[Extracted records]
********************
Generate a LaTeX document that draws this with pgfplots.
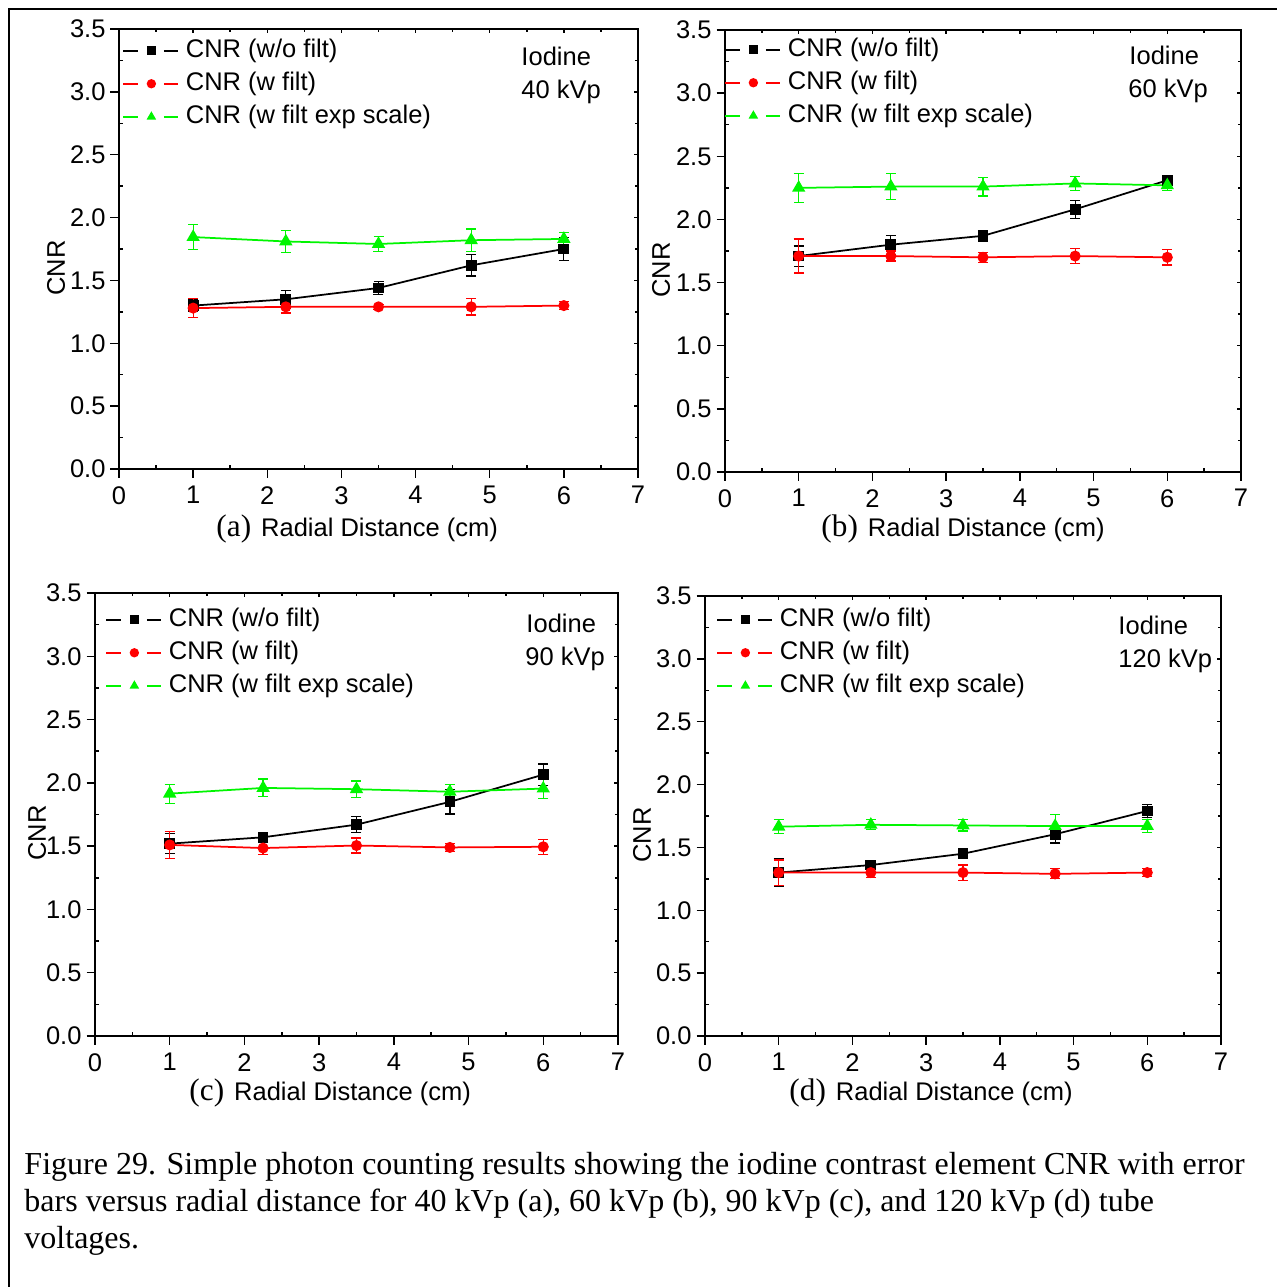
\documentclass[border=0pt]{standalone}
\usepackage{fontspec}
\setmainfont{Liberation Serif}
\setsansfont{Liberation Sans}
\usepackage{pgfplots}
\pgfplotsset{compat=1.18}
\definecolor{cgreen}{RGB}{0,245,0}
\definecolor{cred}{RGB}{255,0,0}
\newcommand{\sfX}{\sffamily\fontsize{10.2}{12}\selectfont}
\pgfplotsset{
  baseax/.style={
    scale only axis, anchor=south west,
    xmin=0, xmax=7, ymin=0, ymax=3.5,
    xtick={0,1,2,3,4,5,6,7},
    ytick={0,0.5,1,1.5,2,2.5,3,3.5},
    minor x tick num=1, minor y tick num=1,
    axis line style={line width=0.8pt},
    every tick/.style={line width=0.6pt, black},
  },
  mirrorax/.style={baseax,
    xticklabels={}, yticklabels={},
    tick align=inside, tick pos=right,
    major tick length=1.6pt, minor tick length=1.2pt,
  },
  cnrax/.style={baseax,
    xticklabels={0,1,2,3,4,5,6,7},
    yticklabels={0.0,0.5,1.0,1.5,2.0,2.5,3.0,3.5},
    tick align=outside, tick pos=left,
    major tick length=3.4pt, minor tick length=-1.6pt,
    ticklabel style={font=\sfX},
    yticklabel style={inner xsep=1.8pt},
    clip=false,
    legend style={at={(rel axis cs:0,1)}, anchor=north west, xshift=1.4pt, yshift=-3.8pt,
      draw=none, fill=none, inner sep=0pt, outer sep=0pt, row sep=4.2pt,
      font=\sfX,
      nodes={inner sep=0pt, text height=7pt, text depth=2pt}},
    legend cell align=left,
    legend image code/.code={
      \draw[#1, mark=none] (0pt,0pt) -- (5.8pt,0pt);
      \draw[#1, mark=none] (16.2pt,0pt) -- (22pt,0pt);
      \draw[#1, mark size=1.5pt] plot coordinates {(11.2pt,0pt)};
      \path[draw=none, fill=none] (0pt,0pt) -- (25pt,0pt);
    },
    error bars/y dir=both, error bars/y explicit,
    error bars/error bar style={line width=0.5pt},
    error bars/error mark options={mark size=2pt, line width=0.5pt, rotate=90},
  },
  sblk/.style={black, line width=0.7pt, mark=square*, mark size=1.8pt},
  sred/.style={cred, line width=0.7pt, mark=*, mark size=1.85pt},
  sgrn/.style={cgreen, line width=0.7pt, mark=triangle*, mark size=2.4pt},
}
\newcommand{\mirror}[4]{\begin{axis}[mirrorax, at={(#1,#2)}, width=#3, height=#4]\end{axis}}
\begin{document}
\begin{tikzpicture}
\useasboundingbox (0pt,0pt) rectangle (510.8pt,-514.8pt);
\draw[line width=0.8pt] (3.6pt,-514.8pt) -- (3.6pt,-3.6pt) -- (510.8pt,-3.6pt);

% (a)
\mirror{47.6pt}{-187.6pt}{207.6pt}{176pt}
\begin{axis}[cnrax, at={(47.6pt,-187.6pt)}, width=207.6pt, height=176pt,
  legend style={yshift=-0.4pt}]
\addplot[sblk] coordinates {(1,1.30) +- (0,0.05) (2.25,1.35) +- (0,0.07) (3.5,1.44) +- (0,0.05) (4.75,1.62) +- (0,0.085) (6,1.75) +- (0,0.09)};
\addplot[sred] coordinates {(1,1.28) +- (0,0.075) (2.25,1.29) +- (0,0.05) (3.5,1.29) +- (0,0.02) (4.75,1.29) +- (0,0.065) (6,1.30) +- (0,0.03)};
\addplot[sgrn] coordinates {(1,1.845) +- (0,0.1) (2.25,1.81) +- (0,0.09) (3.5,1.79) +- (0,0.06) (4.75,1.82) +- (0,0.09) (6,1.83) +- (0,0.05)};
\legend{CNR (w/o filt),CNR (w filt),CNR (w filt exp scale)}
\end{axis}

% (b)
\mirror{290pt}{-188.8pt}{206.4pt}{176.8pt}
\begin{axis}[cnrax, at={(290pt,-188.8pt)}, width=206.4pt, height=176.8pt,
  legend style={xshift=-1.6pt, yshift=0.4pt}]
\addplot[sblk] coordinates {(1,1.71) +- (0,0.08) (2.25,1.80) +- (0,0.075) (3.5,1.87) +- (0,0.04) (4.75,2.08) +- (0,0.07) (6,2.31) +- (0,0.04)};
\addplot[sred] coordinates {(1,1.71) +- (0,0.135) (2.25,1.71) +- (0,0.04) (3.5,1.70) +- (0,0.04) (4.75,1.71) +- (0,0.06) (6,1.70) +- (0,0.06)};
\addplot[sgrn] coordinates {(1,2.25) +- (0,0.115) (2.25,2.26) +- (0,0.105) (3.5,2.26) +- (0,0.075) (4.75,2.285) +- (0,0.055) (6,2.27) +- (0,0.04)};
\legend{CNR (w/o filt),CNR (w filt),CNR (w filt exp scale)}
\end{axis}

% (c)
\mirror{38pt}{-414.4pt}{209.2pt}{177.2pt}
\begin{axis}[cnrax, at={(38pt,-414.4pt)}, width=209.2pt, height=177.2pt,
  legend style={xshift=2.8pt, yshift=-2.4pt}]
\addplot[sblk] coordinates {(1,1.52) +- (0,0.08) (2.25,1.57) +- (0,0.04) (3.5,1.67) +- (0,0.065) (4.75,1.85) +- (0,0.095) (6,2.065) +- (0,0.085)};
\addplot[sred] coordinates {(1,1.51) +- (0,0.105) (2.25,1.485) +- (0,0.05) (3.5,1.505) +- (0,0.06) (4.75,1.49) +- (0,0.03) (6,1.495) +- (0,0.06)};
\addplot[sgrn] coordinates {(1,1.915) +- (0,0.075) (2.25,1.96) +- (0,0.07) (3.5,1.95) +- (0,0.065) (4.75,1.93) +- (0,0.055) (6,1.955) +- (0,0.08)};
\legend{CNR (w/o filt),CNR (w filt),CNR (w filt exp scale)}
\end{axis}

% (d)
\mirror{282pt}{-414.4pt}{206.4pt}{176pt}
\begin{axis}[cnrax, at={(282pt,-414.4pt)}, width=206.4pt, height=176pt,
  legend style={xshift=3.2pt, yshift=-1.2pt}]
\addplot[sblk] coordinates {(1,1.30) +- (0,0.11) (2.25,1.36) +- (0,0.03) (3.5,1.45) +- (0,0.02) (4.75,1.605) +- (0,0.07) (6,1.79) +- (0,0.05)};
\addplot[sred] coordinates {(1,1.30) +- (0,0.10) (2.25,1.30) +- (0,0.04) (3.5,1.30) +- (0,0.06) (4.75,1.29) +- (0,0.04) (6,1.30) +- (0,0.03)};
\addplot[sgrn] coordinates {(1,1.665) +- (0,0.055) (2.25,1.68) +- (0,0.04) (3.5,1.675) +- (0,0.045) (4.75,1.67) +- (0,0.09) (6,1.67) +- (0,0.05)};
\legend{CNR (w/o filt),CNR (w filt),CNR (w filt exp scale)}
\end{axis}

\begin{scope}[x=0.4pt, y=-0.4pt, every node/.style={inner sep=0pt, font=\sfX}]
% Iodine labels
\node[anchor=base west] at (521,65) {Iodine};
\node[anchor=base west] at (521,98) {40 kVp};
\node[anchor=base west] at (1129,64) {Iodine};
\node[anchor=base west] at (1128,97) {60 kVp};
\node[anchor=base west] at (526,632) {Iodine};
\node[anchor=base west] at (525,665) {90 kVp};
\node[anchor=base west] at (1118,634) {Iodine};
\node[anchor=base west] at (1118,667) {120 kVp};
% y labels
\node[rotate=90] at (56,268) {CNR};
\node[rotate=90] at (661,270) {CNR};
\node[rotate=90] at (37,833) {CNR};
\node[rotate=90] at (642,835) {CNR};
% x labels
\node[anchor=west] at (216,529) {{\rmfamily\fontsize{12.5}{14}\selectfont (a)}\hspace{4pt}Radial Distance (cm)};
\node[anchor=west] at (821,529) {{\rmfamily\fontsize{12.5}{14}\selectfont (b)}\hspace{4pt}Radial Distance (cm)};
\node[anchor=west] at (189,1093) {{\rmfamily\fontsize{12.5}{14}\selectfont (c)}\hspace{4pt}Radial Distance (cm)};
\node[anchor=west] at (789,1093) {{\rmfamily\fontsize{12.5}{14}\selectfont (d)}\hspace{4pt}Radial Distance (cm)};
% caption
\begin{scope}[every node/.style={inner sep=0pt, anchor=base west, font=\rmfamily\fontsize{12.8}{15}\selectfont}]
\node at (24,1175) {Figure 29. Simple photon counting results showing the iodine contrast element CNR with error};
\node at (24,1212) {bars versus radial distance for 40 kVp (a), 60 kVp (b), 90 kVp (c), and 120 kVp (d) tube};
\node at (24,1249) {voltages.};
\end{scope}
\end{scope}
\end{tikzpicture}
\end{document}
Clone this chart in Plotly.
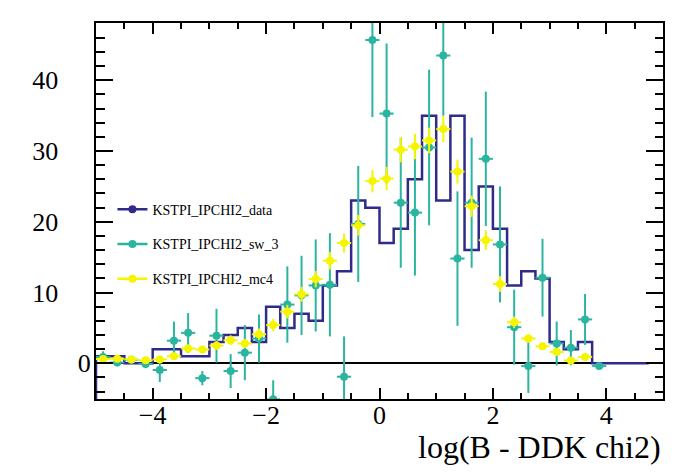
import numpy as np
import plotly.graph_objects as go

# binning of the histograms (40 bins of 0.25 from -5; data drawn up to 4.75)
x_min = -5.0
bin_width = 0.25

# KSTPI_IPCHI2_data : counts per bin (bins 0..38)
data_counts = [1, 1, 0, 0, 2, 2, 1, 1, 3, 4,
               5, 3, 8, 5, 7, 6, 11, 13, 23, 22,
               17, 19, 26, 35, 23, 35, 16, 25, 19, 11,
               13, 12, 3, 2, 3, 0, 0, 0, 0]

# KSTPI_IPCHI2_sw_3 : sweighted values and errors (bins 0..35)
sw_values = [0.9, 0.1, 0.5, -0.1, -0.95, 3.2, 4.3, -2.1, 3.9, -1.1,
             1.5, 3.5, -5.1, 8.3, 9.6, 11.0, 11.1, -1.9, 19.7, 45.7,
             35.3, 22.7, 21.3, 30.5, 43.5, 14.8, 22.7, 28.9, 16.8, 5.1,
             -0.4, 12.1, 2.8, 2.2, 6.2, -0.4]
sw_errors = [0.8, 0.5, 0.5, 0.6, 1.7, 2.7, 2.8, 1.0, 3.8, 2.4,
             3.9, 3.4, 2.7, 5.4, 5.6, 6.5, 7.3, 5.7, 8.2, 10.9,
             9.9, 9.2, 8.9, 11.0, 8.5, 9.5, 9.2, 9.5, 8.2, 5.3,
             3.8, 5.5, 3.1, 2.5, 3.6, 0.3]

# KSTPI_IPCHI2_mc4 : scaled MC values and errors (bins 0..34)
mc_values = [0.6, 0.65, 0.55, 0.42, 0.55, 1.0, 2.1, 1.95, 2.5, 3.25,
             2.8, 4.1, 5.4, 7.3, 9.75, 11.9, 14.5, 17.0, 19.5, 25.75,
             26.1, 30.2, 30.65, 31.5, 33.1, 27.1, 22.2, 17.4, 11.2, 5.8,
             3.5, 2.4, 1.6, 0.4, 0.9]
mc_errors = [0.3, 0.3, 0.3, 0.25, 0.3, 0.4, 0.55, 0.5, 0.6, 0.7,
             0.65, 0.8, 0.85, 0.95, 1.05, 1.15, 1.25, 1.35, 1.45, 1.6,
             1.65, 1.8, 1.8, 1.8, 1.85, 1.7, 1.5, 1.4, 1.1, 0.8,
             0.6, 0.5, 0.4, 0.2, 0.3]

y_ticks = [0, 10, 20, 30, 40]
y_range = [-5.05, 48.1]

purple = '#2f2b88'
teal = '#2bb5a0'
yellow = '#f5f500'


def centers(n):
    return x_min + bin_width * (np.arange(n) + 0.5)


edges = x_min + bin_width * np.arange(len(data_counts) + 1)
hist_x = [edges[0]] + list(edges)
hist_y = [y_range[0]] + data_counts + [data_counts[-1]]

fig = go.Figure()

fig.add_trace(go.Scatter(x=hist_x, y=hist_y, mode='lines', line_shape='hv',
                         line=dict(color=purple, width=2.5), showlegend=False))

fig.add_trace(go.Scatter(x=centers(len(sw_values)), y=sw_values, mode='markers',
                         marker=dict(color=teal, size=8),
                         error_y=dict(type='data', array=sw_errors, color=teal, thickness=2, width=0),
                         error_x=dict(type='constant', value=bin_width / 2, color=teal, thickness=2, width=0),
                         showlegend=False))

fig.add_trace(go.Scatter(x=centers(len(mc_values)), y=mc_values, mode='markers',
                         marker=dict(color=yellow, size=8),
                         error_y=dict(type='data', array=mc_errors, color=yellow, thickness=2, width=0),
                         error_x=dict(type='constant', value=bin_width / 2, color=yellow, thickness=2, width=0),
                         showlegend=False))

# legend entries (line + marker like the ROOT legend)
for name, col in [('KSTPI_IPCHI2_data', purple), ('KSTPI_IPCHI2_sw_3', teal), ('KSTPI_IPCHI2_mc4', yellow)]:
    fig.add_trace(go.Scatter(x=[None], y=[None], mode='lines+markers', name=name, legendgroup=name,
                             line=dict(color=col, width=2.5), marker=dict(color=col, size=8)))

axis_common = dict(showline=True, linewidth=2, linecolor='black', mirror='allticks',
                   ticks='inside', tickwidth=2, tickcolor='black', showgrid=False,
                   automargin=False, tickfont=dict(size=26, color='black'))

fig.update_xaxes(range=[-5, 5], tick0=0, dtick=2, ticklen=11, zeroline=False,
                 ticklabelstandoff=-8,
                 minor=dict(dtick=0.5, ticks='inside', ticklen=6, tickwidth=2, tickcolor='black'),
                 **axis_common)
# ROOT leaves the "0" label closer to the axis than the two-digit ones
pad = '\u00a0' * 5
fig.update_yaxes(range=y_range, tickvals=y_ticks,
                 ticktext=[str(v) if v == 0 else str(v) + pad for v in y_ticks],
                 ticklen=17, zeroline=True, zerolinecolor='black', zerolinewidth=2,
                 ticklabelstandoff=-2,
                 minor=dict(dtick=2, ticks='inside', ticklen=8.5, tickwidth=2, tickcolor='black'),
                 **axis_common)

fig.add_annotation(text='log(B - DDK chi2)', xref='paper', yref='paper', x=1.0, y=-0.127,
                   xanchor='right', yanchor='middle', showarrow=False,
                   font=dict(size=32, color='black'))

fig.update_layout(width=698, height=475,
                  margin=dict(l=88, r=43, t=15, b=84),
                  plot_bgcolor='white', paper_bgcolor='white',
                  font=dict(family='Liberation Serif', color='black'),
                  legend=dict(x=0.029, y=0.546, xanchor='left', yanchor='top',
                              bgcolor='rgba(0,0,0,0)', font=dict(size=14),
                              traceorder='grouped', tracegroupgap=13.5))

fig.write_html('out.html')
********************
**Aim of the task**
Using the entries above, repeat exactly the lines from the one with "Clone this chart in Plotly." to the one with "13, 12, 3, 2, 3, 0, 0, 0, 0]", both included, and leave the pictures behind.

**Answer to this problem**
Clone this chart in Plotly.
import numpy as np
import plotly.graph_objects as go

# binning of the histograms (40 bins of 0.25 from -5; data drawn up to 4.75)
x_min = -5.0
bin_width = 0.25

# KSTPI_IPCHI2_data : counts per bin (bins 0..38)
data_counts = [1, 1, 0, 0, 2, 2, 1, 1, 3, 4,
               5, 3, 8, 5, 7, 6, 11, 13, 23, 22,
               17, 19, 26, 35, 23, 35, 16, 25, 19, 11,
               13, 12, 3, 2, 3, 0, 0, 0, 0]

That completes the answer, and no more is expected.